FORA DE CIRCULAÇÃO HÁ QUASE 50 ANOS, O MÍTICO LIVRO DE ANTÓNIO REIS ESTÁ NOVAMENTE DISPONÍVEL.
«Andávamos com os Poemas Quotidianos no bolso e partilhávamo-los avaramente, nos cafés e nas longas noites solitárias da adolescência, como um fogo comum, um sinal que nos identificava uns aos outros como membros da mesma tribo errante; éramos todos jovens, ou julgávamos que éramos, e acreditávamos, naqueles tempos controversos, que nos havia sido dado o dom de, pela poesia, compreender e mudar o mundo e a vida. António Reis não o sabia, mas todas as palavras que então possuíamos eram as suas.»
— Manuel António Pina
«Poeta da segunda geração do neo-realismo português, ligado à revista portuense Notícias do Bloqueio, António Reis afastou-se da dimensão retórica e declarativa de boa parte dos neo-realistas, preferindo o despojamento do verso, a emoção contida, o intimismo melancólico. Os poemas de Reis são sobre vidas comuns, marcadas pelo trabalho e a alienação, a fadiga e o descanso, o tédio e a solidão, os grandes medos e os pequenos prazeres, a dignidade e a opressão. Embora ‘quotidianos’, estes textos escolhem certos objectos que observam de um modo, digamos, cinematográfico, e a partir deles edificam um ‘espaço interior’ de indagação ética. Tomando ‘o partido das coisas’ (à imagem de alguns poetas franceses do pós-guerra, como Ponge ou Guillevic), o poeta considera o jornal, a maçã, a camisa, a jarra, o maço de cigarros, o pente, e ‘arranca às coisas o que elas sabem a respeito do homem’ (Gaëtan Picon). A penúria material e o sonambulismo da existência são assim gémeos da constância e da duração no tempo. E manifestam-se num fulgurante elogio da fraternidade e da conjugalidade.»
— Pedro Mexia
António Reis
António Reis nasceu em 1927, em Valadares, Vila Nova de Gaia. Fez estudos secundários no Porto e trabalhou como empregado de escritório, colaborando também na imprensa. Publicou alguns livros de poesia, mas eliminou-os quase todos da sua bibliografia, com excepção de Poemas Quotidianos (1957) e Novos Poemas Quotidianos (1960), editados sob a égide da revista Notícias do Bloqueio. Em 1967, um volume da Portugália recuperou essas duas colectâneas, revistas e aumentadas, acrescentando-lhes um substancial estudo de Eduardo Prado Coelho.

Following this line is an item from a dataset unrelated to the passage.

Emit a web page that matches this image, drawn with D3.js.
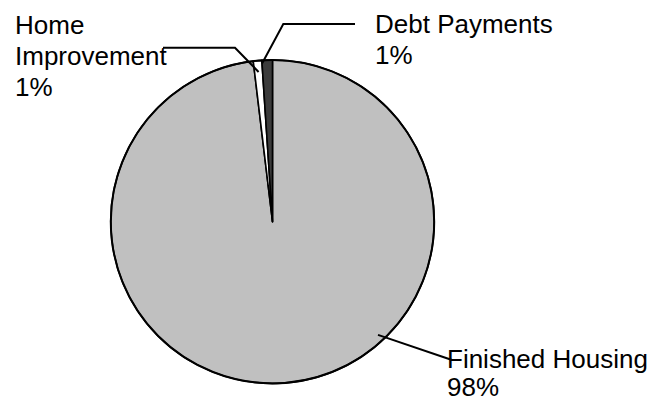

Etnólogo e artista autodidacta, membro activo do Cineclube do Porto, Reis foi assistente de realização de Manoel de Oliveira (Acto da Primavera, 1962) e escreveu diálogos para Paulo Rocha (Mudar de Vida, 1966). Dirigiu ficções, etno-ficções e documentários poéticos bem recebidos no circuito dos festivais europeus: a curta-metragem Jaime (1974) e, em parceria com a mulher, Margarida Cordeiro, as longas Trás-os-Montes (1976), Ana (1982) e Rosa de Areia (1989). Professor na Escola Superior de Teatro e Cinema, António Reis influenciou decisivamente a geração de Pedro Costa, Joaquim Sapinho e João Pedro Rodrigues. Faleceu em Lisboa, em 1991.